Here’s the thing Sister knew… God is love…That’s the Gospel of John… And God created us to love… To love God…And each other. And if anyone is sentenced to suffering and hatred for eternity… Then God has been defeated…
And that is not possible! In the end…God is love…. And all shall be love. But what of now? What of death?
Paul says: “Death has no dominion over us…” Very early on, the Church understood that when we die we “Pass over” into death as the people of Israel passed over the Red Sea into freedom … And in death those beloved dead are waiting for us… Now they are unseen…but sometimes they can be felt…felt as present… A feeling that is part memory…but more that memory… We are still connected… Unseen…they are with us… Because God loves them… And created them… And created us… To live and To love.

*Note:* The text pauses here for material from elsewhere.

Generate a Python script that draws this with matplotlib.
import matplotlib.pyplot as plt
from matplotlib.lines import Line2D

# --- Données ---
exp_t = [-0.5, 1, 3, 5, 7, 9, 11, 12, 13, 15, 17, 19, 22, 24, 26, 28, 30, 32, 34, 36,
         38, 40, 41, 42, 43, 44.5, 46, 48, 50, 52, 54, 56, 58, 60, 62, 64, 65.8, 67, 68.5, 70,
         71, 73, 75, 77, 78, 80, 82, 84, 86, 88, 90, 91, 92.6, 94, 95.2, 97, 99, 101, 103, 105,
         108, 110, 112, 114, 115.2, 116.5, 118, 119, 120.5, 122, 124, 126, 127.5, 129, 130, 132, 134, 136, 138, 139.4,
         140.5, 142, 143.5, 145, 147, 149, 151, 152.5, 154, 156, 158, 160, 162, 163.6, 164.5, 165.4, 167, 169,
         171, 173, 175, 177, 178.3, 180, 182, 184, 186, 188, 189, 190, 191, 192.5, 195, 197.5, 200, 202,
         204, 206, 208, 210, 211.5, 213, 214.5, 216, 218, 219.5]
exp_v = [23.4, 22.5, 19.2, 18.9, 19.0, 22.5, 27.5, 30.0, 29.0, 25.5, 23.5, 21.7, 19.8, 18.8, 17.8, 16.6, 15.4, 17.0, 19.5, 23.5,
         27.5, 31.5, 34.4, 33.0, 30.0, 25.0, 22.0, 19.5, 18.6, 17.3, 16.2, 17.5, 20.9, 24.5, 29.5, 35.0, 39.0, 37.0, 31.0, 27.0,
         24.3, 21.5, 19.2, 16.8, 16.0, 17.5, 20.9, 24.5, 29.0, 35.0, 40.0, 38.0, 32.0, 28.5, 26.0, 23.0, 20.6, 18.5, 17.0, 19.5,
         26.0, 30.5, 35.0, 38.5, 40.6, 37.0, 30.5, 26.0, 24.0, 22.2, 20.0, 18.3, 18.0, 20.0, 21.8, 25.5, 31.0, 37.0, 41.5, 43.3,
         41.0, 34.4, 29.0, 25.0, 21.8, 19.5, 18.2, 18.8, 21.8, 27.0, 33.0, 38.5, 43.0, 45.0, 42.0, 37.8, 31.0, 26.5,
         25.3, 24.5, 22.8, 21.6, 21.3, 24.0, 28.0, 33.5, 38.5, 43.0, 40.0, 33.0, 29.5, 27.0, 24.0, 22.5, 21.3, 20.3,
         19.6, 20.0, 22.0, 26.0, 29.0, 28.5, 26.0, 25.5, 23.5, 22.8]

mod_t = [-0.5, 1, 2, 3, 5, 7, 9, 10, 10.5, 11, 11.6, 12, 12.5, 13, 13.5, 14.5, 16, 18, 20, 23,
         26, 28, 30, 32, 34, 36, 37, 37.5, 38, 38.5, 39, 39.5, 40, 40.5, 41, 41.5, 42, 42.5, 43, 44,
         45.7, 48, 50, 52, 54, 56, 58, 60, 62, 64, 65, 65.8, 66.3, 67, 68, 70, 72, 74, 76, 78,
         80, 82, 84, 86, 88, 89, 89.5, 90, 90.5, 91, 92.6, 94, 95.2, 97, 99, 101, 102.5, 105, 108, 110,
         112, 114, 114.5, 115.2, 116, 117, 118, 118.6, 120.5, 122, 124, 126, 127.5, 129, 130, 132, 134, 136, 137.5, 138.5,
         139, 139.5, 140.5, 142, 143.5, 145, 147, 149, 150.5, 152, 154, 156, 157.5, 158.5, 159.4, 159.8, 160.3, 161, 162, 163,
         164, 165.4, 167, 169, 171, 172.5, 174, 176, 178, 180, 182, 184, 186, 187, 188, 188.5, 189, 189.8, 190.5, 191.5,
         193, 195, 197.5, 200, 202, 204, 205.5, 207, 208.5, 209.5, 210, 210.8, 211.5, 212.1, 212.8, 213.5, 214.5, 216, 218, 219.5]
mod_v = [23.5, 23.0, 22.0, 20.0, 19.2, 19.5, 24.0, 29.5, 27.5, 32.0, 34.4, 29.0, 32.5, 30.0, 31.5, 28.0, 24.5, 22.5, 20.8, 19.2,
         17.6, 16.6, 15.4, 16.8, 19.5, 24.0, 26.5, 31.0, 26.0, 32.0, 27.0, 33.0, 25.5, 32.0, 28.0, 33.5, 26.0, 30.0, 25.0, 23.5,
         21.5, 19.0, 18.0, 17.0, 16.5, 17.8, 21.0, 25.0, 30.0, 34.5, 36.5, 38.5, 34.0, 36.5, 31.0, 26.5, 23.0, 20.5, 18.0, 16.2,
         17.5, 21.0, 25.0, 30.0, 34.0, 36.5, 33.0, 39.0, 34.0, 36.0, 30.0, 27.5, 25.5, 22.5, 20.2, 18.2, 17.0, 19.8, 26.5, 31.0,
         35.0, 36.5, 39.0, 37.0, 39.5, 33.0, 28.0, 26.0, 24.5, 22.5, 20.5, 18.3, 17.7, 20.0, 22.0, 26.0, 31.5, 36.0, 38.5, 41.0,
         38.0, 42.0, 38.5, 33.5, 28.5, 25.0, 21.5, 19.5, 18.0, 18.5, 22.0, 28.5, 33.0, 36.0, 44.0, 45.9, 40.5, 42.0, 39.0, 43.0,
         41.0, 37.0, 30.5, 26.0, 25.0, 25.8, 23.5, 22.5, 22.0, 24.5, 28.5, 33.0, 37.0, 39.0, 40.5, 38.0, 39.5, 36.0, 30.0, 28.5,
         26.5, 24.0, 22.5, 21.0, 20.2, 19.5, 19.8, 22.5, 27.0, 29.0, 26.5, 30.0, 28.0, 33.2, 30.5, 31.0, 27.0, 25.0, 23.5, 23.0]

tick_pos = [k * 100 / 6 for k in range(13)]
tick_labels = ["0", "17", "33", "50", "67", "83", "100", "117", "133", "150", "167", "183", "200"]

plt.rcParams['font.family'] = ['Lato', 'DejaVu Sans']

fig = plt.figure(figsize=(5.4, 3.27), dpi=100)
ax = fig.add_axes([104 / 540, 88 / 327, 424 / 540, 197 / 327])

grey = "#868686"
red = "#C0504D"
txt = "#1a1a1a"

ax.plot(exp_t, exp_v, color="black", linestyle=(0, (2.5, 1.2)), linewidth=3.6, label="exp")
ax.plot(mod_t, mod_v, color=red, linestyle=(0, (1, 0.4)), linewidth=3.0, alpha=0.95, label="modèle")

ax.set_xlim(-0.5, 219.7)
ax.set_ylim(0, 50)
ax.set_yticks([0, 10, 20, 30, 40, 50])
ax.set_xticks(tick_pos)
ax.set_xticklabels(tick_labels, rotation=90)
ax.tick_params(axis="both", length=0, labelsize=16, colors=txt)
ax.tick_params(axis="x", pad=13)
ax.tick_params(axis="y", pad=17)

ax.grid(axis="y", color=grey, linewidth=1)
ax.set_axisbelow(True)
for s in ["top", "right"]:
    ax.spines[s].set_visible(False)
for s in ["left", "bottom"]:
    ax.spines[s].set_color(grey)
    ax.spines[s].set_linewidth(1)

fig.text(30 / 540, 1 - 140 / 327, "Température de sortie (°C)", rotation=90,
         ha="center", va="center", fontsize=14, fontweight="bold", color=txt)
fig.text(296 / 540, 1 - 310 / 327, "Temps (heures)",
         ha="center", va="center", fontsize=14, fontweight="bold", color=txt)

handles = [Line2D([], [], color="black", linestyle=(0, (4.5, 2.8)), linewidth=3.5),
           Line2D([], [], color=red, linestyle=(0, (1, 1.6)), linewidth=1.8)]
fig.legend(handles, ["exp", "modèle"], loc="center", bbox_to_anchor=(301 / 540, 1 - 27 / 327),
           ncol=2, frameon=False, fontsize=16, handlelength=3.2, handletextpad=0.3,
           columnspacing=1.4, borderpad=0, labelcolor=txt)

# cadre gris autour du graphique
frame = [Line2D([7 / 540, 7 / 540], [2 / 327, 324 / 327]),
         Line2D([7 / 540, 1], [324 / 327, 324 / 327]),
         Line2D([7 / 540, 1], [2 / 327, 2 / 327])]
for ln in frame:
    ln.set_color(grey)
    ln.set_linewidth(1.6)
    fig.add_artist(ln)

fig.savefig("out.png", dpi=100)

So in a moment we will toll a bell…and light candles. And read the names of those beloved dead…. Knowing that their souls are in the hand of God, Knowing that they are unseen but here… Knowing that we shall be united….
And then we will celebrate that Holy Meal… Knowing that attending at that table… Surrounding us…filling this church… Redeemed in love as we are being redeemed The whole host … All the company of Heaven… Singing and blessing us…. Blessed be those who come in the name of the Lord!
As the bell tolls… As we come to the Eucharist… The promise of the heavenly banquet… Let us know the love of God… And the love of all the Saints… And know that in Christ Jesus… Nothing and no one… shall be lost… Alleluia!